-- begin --

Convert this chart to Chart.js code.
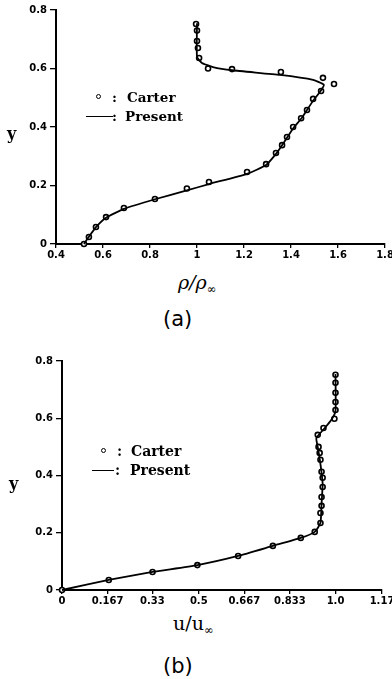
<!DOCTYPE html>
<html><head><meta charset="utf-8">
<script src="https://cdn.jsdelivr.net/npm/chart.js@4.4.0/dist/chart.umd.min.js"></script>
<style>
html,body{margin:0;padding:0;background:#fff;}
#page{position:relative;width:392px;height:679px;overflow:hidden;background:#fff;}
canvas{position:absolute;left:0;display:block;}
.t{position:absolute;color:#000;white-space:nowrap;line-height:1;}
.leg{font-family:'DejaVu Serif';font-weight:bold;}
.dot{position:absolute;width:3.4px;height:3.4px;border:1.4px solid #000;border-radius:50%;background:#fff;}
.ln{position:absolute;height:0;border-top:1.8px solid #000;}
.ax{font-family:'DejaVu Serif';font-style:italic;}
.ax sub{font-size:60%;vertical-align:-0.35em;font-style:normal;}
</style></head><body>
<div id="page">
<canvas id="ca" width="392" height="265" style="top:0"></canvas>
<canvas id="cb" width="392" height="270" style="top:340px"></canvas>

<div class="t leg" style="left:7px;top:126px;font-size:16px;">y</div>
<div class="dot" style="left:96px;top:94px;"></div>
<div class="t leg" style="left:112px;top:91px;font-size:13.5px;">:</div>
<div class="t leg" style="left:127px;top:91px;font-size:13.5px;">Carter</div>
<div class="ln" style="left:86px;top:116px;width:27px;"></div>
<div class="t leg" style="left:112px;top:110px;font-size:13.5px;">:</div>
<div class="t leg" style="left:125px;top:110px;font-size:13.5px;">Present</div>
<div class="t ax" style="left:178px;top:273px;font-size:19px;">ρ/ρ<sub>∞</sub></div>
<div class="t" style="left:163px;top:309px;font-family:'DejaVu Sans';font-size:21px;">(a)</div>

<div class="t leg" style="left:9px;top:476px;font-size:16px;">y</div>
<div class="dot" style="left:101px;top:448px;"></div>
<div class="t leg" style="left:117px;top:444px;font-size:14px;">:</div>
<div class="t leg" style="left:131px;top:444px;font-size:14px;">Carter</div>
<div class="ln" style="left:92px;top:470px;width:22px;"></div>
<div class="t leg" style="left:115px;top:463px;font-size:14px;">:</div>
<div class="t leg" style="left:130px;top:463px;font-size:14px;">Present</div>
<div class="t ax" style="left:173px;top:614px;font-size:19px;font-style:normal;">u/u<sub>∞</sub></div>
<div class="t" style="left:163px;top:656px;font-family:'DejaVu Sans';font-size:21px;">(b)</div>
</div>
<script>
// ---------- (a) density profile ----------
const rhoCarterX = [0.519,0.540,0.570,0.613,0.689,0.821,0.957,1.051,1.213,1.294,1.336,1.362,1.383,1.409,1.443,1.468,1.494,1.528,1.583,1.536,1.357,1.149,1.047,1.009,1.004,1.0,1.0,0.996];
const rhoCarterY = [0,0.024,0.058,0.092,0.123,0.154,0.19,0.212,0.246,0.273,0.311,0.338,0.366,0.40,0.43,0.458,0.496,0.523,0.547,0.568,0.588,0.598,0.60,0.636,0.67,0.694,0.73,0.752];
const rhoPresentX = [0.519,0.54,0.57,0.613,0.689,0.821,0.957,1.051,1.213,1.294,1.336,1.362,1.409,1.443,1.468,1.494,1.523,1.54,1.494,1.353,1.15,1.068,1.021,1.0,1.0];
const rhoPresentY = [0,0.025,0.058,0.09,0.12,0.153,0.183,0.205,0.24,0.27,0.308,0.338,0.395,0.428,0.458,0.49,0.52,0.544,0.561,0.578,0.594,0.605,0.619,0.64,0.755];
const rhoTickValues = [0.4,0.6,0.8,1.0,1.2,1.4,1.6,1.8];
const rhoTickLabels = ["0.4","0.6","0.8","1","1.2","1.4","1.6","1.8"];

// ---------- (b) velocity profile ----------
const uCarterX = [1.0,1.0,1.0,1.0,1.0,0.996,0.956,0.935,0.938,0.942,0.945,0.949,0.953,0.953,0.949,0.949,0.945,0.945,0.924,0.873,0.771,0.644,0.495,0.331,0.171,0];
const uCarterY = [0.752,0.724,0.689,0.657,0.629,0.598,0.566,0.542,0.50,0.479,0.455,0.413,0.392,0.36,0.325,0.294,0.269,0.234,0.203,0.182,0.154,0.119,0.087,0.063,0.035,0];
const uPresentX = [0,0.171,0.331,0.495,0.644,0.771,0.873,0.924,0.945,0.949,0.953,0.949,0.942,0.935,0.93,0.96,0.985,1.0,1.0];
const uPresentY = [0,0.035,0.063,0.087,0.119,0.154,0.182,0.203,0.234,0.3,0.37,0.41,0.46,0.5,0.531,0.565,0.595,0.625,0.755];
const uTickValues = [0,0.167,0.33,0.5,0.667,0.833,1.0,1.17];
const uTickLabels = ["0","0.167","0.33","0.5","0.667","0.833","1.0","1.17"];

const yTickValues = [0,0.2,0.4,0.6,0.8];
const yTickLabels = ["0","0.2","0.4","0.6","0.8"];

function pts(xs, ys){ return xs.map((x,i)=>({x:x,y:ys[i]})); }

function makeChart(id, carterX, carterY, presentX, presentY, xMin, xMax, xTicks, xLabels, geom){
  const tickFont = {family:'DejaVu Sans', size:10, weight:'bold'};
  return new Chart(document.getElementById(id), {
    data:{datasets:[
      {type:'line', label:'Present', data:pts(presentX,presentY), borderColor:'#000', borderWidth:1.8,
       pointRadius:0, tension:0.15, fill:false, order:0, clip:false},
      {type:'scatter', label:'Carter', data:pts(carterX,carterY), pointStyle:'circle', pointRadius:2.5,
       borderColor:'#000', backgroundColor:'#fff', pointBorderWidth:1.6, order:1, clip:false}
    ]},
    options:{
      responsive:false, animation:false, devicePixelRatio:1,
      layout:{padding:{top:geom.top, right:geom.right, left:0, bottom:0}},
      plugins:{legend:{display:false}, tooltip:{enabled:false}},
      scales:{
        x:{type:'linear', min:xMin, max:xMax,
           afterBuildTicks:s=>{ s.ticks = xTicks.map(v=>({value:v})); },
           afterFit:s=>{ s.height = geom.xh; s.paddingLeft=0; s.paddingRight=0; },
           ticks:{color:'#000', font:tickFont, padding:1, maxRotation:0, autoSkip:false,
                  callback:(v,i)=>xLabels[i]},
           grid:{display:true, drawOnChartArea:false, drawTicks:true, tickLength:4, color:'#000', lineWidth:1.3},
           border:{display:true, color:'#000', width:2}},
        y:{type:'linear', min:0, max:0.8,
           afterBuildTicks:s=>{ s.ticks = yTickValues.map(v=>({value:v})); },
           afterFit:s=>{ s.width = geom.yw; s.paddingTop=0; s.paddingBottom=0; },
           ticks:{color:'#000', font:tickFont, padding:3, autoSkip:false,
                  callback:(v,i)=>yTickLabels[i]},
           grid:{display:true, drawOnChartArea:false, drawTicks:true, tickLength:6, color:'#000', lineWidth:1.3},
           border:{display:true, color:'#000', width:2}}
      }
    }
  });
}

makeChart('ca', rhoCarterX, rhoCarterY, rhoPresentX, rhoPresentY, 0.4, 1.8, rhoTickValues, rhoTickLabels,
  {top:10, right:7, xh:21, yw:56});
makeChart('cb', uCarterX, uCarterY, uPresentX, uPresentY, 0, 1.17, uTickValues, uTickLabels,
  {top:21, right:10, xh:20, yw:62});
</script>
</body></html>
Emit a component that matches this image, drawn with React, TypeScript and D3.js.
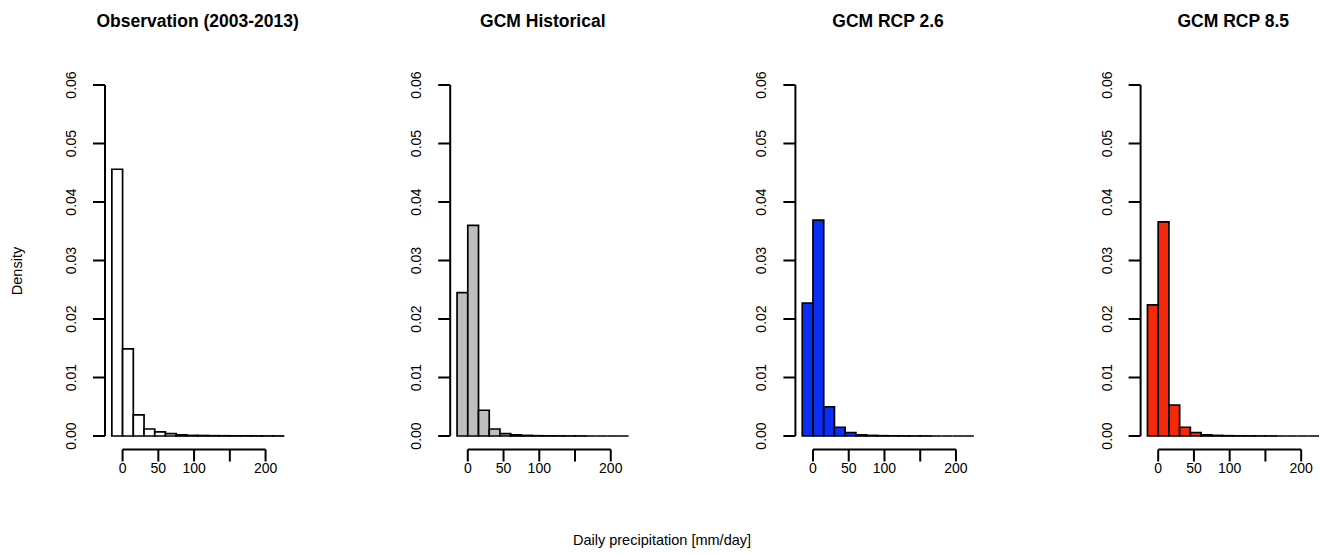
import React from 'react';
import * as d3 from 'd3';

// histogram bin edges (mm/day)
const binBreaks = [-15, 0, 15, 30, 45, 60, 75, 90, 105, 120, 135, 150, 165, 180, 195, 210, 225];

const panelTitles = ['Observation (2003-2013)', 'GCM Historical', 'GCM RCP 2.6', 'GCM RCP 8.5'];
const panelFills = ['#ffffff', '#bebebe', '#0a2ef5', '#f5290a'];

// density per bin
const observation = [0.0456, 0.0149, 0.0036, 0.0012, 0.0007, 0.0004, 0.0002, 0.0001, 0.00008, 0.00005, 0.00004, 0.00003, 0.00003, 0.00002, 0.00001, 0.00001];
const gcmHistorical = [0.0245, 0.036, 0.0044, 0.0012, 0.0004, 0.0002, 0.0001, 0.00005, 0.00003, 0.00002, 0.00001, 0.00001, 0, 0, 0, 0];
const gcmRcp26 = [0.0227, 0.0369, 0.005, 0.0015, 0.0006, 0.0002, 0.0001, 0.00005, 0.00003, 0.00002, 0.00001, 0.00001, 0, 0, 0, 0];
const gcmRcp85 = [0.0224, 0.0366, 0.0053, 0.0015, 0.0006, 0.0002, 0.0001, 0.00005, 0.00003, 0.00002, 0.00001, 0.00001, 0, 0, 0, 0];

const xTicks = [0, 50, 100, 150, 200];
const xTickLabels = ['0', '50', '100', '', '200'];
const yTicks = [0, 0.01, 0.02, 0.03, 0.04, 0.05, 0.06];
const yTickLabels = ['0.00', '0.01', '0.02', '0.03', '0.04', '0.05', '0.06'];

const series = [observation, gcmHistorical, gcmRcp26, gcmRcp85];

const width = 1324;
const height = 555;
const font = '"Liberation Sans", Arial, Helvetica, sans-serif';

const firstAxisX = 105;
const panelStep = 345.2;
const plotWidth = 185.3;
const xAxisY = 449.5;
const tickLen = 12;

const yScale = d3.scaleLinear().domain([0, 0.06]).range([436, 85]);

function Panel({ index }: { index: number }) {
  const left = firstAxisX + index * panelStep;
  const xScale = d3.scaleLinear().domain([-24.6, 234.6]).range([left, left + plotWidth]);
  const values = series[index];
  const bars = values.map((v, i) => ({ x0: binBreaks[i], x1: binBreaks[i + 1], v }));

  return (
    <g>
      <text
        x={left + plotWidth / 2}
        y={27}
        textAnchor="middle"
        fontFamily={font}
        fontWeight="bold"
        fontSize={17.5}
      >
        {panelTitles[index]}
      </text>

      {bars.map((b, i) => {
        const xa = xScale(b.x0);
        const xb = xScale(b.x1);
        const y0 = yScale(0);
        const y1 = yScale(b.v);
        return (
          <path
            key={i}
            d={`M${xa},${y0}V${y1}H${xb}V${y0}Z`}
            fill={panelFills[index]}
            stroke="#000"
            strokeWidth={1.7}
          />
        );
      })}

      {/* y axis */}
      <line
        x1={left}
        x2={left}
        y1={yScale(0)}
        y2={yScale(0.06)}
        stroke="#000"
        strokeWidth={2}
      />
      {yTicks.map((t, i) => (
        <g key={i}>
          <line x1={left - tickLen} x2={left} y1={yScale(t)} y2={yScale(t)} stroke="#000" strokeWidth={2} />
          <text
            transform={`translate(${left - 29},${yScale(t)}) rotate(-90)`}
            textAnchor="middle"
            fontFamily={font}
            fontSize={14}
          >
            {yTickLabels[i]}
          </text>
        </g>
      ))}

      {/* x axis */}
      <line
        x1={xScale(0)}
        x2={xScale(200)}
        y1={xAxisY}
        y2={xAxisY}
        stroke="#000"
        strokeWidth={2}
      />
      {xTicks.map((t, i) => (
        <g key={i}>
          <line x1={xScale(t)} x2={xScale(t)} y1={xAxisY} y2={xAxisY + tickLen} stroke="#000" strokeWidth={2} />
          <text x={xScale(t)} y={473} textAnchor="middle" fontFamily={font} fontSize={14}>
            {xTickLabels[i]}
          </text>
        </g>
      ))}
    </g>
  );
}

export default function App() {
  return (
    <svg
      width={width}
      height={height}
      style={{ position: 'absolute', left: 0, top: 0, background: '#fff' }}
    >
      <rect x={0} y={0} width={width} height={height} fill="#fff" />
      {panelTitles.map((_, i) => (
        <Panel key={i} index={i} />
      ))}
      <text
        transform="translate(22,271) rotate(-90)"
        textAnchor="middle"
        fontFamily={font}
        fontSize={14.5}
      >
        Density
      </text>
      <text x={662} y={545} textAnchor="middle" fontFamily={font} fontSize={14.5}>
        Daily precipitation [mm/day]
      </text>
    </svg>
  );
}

-- end --

● **SHORT EXERCISE**: Give only the lines from the one with "Emit a component" to the one with "const panelFills = ['#ffffff', '#bebebe', '#0a2ef5', '#f5290a'];", both included, again and exactly; leave the images out.

● **SOLUTION FOR THIS PROBLEM**:
Emit a component that matches this image, drawn with React, TypeScript and D3.js.
import React from 'react';
import * as d3 from 'd3';

// histogram bin edges (mm/day)
const binBreaks = [-15, 0, 15, 30, 45, 60, 75, 90, 105, 120, 135, 150, 165, 180, 195, 210, 225];

const panelTitles = ['Observation (2003-2013)', 'GCM Historical', 'GCM RCP 2.6', 'GCM RCP 8.5'];
const panelFills = ['#ffffff', '#bebebe', '#0a2ef5', '#f5290a'];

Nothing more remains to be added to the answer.